*Written instruction:*
Extract word for word the lines of the listing from its start to the line holding "Chart.register(...registerables);", both ends kept; pictures are not part of the copy.

···

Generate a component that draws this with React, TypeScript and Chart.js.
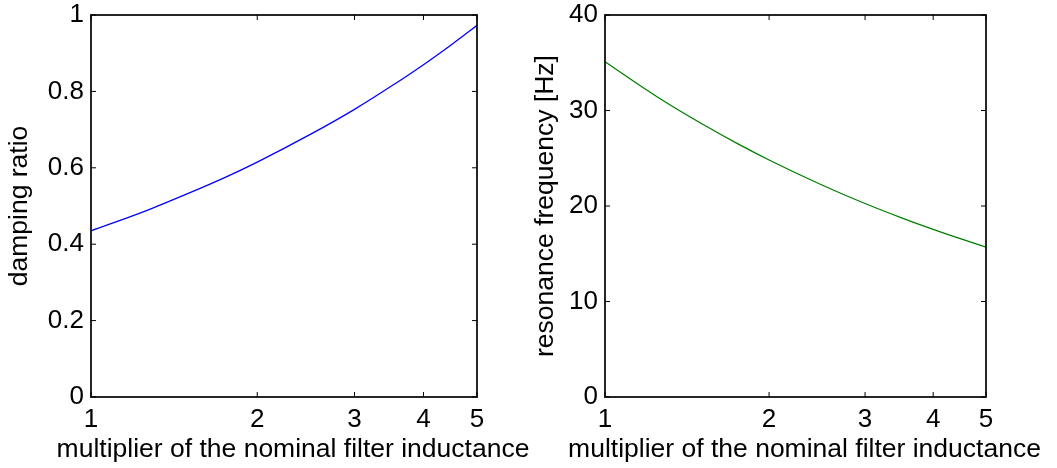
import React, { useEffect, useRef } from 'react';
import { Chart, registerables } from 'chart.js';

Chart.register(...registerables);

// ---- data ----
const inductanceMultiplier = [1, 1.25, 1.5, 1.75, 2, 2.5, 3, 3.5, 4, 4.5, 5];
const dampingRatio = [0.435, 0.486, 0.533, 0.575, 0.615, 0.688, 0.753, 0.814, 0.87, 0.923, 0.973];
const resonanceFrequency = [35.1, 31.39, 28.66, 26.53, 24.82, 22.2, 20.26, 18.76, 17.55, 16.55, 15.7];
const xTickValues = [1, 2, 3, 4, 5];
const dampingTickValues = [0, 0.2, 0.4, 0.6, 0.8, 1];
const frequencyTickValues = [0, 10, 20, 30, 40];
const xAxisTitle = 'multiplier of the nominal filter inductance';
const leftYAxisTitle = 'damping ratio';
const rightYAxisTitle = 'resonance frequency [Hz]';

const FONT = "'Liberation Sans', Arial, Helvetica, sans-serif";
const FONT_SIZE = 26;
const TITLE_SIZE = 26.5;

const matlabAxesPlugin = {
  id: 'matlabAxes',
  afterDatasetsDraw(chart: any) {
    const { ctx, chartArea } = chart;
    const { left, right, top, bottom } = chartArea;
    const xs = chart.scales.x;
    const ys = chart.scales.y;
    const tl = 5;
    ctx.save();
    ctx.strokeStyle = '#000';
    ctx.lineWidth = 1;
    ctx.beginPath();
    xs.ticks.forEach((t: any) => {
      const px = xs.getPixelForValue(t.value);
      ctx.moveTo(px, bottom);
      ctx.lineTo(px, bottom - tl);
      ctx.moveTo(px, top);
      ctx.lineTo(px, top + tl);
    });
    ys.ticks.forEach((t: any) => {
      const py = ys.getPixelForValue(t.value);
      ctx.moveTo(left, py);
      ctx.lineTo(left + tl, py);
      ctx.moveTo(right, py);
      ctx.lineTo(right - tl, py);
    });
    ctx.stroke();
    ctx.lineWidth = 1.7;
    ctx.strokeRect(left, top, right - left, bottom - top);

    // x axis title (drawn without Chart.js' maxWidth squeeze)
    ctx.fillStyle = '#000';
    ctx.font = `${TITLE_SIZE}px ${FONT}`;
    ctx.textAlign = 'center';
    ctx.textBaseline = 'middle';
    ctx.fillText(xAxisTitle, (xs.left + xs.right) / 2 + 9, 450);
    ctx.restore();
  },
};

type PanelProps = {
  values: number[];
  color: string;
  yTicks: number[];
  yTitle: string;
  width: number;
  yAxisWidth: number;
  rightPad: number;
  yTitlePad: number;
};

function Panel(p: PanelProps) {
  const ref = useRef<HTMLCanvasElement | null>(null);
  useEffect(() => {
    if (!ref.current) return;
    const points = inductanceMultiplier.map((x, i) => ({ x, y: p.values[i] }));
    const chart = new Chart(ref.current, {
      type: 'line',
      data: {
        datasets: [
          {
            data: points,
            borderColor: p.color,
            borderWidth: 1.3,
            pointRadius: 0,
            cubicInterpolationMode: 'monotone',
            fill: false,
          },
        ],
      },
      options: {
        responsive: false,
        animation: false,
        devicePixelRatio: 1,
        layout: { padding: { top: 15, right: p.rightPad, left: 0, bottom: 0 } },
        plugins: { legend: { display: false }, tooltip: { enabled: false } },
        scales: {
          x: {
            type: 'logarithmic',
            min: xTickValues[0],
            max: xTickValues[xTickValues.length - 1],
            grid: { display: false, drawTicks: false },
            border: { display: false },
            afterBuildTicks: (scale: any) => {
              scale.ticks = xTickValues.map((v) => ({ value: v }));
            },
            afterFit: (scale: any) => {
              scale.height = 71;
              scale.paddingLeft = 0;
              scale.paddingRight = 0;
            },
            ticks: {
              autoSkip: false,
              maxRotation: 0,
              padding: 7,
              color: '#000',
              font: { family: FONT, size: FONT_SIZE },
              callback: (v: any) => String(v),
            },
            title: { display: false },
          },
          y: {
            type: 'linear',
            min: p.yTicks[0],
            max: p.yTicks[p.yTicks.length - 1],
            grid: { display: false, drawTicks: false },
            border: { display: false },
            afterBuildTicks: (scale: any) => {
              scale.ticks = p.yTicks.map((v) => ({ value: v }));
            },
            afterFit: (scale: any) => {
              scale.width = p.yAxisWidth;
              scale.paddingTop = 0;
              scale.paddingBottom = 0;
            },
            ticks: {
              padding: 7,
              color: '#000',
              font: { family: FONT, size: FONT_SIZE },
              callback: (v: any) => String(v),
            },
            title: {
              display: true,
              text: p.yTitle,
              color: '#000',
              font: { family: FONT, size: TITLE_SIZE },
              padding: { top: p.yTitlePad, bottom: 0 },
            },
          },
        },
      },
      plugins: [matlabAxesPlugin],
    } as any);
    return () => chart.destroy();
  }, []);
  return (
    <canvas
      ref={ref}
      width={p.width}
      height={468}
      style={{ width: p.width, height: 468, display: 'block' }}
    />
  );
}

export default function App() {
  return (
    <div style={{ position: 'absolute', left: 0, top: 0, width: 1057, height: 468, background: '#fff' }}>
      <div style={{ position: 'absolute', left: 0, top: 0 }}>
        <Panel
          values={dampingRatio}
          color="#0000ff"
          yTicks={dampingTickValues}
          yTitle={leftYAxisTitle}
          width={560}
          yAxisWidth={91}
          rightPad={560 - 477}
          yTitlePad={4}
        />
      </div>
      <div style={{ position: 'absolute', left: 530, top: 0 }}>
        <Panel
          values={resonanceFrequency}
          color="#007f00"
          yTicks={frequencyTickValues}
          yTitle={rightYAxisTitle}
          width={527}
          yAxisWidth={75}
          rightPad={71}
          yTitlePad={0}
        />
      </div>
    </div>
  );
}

···

*Result of the task:*
Generate a component that draws this with React, TypeScript and Chart.js.
import React, { useEffect, useRef } from 'react';
import { Chart, registerables } from 'chart.js';

Chart.register(...registerables);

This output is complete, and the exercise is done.